* _Exercise details_: Type out the complete listing below word for word, without its pictures.
— START OF Records for this task —
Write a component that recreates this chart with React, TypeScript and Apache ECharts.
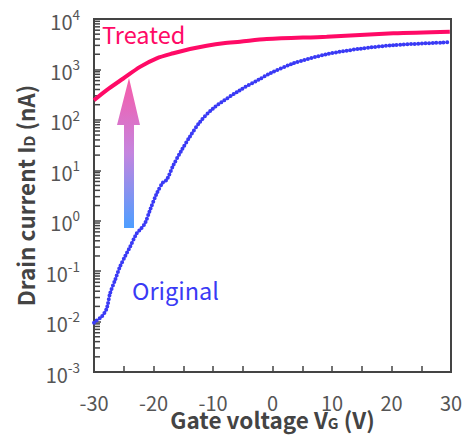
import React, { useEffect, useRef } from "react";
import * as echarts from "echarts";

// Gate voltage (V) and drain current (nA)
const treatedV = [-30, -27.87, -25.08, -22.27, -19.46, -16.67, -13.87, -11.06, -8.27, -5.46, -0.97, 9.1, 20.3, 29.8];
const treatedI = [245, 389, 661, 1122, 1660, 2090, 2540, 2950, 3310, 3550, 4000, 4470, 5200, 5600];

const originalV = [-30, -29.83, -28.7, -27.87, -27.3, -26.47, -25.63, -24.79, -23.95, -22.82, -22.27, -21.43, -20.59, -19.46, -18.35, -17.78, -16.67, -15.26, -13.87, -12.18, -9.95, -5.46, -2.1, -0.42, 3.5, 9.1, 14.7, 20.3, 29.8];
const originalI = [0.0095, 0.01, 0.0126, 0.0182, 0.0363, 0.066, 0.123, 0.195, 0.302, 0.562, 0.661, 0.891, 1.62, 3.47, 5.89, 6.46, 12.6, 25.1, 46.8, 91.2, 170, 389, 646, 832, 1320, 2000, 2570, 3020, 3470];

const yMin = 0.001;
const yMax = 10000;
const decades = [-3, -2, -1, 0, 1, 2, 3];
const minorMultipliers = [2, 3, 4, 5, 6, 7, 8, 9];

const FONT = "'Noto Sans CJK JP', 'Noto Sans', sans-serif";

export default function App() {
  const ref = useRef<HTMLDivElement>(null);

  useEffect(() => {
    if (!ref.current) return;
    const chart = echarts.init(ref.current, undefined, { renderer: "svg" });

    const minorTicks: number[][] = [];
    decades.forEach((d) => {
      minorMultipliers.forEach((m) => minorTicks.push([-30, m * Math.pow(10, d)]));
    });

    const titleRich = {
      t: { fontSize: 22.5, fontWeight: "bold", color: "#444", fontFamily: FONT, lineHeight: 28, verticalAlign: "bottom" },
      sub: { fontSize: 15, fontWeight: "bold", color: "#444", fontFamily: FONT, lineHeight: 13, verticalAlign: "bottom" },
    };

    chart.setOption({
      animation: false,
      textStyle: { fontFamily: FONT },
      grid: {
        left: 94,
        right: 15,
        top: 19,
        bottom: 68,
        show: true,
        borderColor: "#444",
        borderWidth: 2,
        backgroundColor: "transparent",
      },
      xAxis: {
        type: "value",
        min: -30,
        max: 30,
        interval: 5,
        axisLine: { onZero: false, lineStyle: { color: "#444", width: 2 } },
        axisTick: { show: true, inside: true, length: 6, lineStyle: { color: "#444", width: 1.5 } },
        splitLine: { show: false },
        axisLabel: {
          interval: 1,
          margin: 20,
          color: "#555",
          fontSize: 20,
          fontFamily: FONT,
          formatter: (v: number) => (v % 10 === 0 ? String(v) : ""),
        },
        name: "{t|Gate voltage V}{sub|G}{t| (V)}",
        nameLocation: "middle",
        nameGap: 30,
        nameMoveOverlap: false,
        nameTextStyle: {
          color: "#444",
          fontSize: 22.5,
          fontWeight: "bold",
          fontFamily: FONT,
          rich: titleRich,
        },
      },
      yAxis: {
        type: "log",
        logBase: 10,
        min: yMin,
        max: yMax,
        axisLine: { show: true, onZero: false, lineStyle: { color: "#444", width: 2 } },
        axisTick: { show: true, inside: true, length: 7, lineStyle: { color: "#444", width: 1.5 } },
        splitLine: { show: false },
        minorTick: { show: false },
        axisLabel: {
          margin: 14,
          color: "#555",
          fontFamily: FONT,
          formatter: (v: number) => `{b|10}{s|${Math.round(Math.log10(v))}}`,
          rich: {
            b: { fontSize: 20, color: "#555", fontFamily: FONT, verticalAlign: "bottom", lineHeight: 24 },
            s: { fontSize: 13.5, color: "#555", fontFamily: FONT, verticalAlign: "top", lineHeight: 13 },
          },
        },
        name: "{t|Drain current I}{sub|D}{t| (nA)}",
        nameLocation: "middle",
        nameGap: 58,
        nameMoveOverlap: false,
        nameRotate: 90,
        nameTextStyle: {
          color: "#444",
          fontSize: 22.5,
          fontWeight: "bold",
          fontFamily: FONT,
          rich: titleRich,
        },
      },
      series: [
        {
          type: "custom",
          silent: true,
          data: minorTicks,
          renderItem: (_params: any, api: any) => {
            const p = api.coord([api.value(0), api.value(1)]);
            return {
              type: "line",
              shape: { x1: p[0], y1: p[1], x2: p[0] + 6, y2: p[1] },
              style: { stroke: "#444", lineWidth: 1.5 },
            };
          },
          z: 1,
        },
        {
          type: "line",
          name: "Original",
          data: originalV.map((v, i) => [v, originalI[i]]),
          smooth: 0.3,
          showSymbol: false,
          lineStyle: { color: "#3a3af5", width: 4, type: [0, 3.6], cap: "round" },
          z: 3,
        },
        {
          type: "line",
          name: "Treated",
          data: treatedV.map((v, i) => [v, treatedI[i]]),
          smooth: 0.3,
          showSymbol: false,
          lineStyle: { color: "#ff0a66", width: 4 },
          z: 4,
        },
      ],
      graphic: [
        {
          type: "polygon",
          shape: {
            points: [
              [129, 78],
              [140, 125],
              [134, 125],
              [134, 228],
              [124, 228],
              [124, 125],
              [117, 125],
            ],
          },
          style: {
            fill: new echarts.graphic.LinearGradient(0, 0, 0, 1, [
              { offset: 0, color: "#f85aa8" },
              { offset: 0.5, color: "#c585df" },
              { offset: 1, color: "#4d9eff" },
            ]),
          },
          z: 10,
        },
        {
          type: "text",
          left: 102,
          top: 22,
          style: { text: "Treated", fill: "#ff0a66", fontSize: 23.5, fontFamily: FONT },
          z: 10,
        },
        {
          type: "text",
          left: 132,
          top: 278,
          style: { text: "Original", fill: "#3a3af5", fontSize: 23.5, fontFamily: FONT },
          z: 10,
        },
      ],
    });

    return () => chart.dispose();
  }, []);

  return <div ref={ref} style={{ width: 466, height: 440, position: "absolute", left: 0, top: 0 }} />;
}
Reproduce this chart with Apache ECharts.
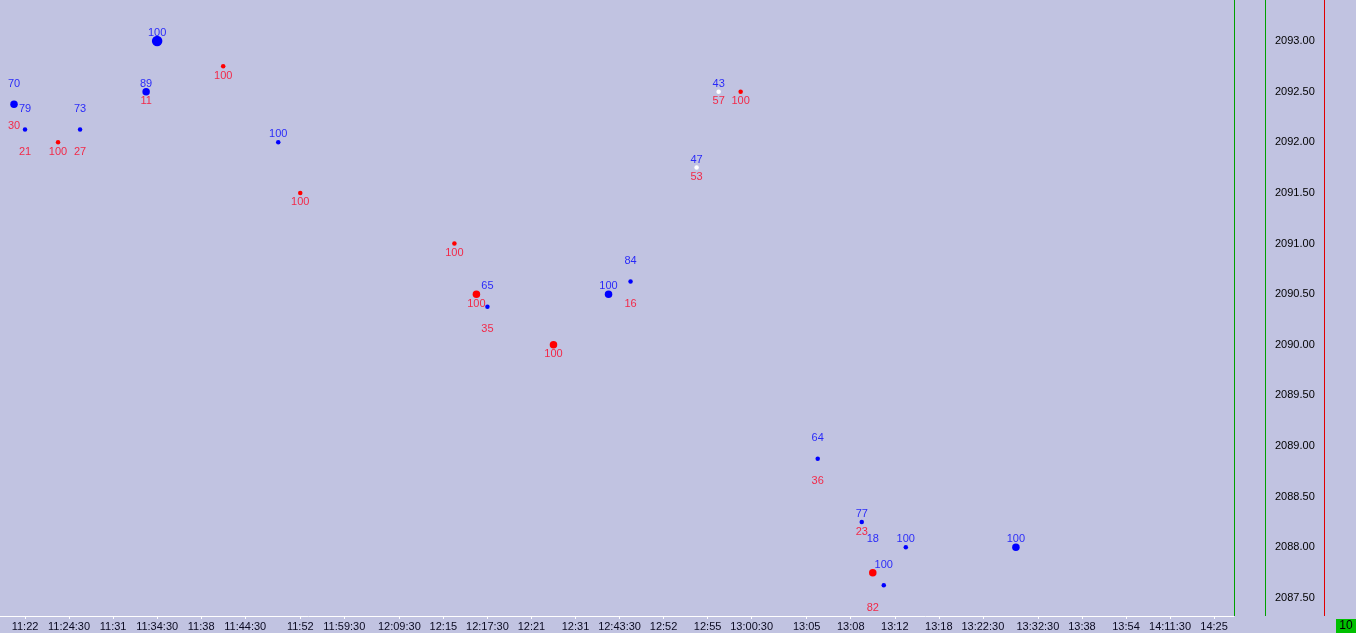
— END OF Records for this task —
* _Output for this task_:
Write a component that recreates this chart with React, TypeScript and Apache ECharts.
import React, { useEffect, useRef } from "react";
import * as echarts from "echarts";

// Gate voltage (V) and drain current (nA)
const treatedV = [-30, -27.87, -25.08, -22.27, -19.46, -16.67, -13.87, -11.06, -8.27, -5.46, -0.97, 9.1, 20.3, 29.8];
const treatedI = [245, 389, 661, 1122, 1660, 2090, 2540, 2950, 3310, 3550, 4000, 4470, 5200, 5600];

const originalV = [-30, -29.83, -28.7, -27.87, -27.3, -26.47, -25.63, -24.79, -23.95, -22.82, -22.27, -21.43, -20.59, -19.46, -18.35, -17.78, -16.67, -15.26, -13.87, -12.18, -9.95, -5.46, -2.1, -0.42, 3.5, 9.1, 14.7, 20.3, 29.8];
const originalI = [0.0095, 0.01, 0.0126, 0.0182, 0.0363, 0.066, 0.123, 0.195, 0.302, 0.562, 0.661, 0.891, 1.62, 3.47, 5.89, 6.46, 12.6, 25.1, 46.8, 91.2, 170, 389, 646, 832, 1320, 2000, 2570, 3020, 3470];

const yMin = 0.001;
const yMax = 10000;
const decades = [-3, -2, -1, 0, 1, 2, 3];
const minorMultipliers = [2, 3, 4, 5, 6, 7, 8, 9];

const FONT = "'Noto Sans CJK JP', 'Noto Sans', sans-serif";

export default function App() {
  const ref = useRef<HTMLDivElement>(null);

  useEffect(() => {
    if (!ref.current) return;
    const chart = echarts.init(ref.current, undefined, { renderer: "svg" });

    const minorTicks: number[][] = [];
    decades.forEach((d) => {
      minorMultipliers.forEach((m) => minorTicks.push([-30, m * Math.pow(10, d)]));
    });

    const titleRich = {
      t: { fontSize: 22.5, fontWeight: "bold", color: "#444", fontFamily: FONT, lineHeight: 28, verticalAlign: "bottom" },
      sub: { fontSize: 15, fontWeight: "bold", color: "#444", fontFamily: FONT, lineHeight: 13, verticalAlign: "bottom" },
    };

    chart.setOption({
      animation: false,
      textStyle: { fontFamily: FONT },
      grid: {
        left: 94,
        right: 15,
        top: 19,
        bottom: 68,
        show: true,
        borderColor: "#444",
        borderWidth: 2,
        backgroundColor: "transparent",
      },
      xAxis: {
        type: "value",
        min: -30,
        max: 30,
        interval: 5,
        axisLine: { onZero: false, lineStyle: { color: "#444", width: 2 } },
        axisTick: { show: true, inside: true, length: 6, lineStyle: { color: "#444", width: 1.5 } },
        splitLine: { show: false },
        axisLabel: {
          interval: 1,
          margin: 20,
          color: "#555",
          fontSize: 20,
          fontFamily: FONT,
          formatter: (v: number) => (v % 10 === 0 ? String(v) : ""),
        },
        name: "{t|Gate voltage V}{sub|G}{t| (V)}",
        nameLocation: "middle",
        nameGap: 30,
        nameMoveOverlap: false,
        nameTextStyle: {
          color: "#444",
          fontSize: 22.5,
          fontWeight: "bold",
          fontFamily: FONT,
          rich: titleRich,
        },
      },
      yAxis: {
        type: "log",
        logBase: 10,
        min: yMin,
        max: yMax,
        axisLine: { show: true, onZero: false, lineStyle: { color: "#444", width: 2 } },
        axisTick: { show: true, inside: true, length: 7, lineStyle: { color: "#444", width: 1.5 } },
        splitLine: { show: false },
        minorTick: { show: false },
        axisLabel: {
          margin: 14,
          color: "#555",
          fontFamily: FONT,
          formatter: (v: number) => `{b|10}{s|${Math.round(Math.log10(v))}}`,
          rich: {
            b: { fontSize: 20, color: "#555", fontFamily: FONT, verticalAlign: "bottom", lineHeight: 24 },
            s: { fontSize: 13.5, color: "#555", fontFamily: FONT, verticalAlign: "top", lineHeight: 13 },
          },
        },
        name: "{t|Drain current I}{sub|D}{t| (nA)}",
        nameLocation: "middle",
        nameGap: 58,
        nameMoveOverlap: false,
        nameRotate: 90,
        nameTextStyle: {
          color: "#444",
          fontSize: 22.5,
          fontWeight: "bold",
          fontFamily: FONT,
          rich: titleRich,
        },
      },
      series: [
        {
          type: "custom",
          silent: true,
          data: minorTicks,
          renderItem: (_params: any, api: any) => {
            const p = api.coord([api.value(0), api.value(1)]);
            return {
              type: "line",
              shape: { x1: p[0], y1: p[1], x2: p[0] + 6, y2: p[1] },
              style: { stroke: "#444", lineWidth: 1.5 },
            };
          },
          z: 1,
        },
        {
          type: "line",
          name: "Original",
          data: originalV.map((v, i) => [v, originalI[i]]),
          smooth: 0.3,
          showSymbol: false,
          lineStyle: { color: "#3a3af5", width: 4, type: [0, 3.6], cap: "round" },
          z: 3,
        },
        {
          type: "line",
          name: "Treated",
          data: treatedV.map((v, i) => [v, treatedI[i]]),
          smooth: 0.3,
          showSymbol: false,
          lineStyle: { color: "#ff0a66", width: 4 },
          z: 4,
        },
      ],
      graphic: [
        {
          type: "polygon",
          shape: {
            points: [
              [129, 78],
              [140, 125],
              [134, 125],
              [134, 228],
              [124, 228],
              [124, 125],
              [117, 125],
            ],
          },
          style: {
            fill: new echarts.graphic.LinearGradient(0, 0, 0, 1, [
              { offset: 0, color: "#f85aa8" },
              { offset: 0.5, color: "#c585df" },
              { offset: 1, color: "#4d9eff" },
            ]),
          },
          z: 10,
        },
        {
          type: "text",
          left: 102,
          top: 22,
          style: { text: "Treated", fill: "#ff0a66", fontSize: 23.5, fontFamily: FONT },
          z: 10,
        },
        {
          type: "text",
          left: 132,
          top: 278,
          style: { text: "Original", fill: "#3a3af5", fontSize: 23.5, fontFamily: FONT },
          z: 10,
        },
      ],
    });

    return () => chart.dispose();
  }, []);

  return <div ref={ref} style={{ width: 466, height: 440, position: "absolute", left: 0, top: 0 }} />;
}
Reproduce this chart with Apache ECharts.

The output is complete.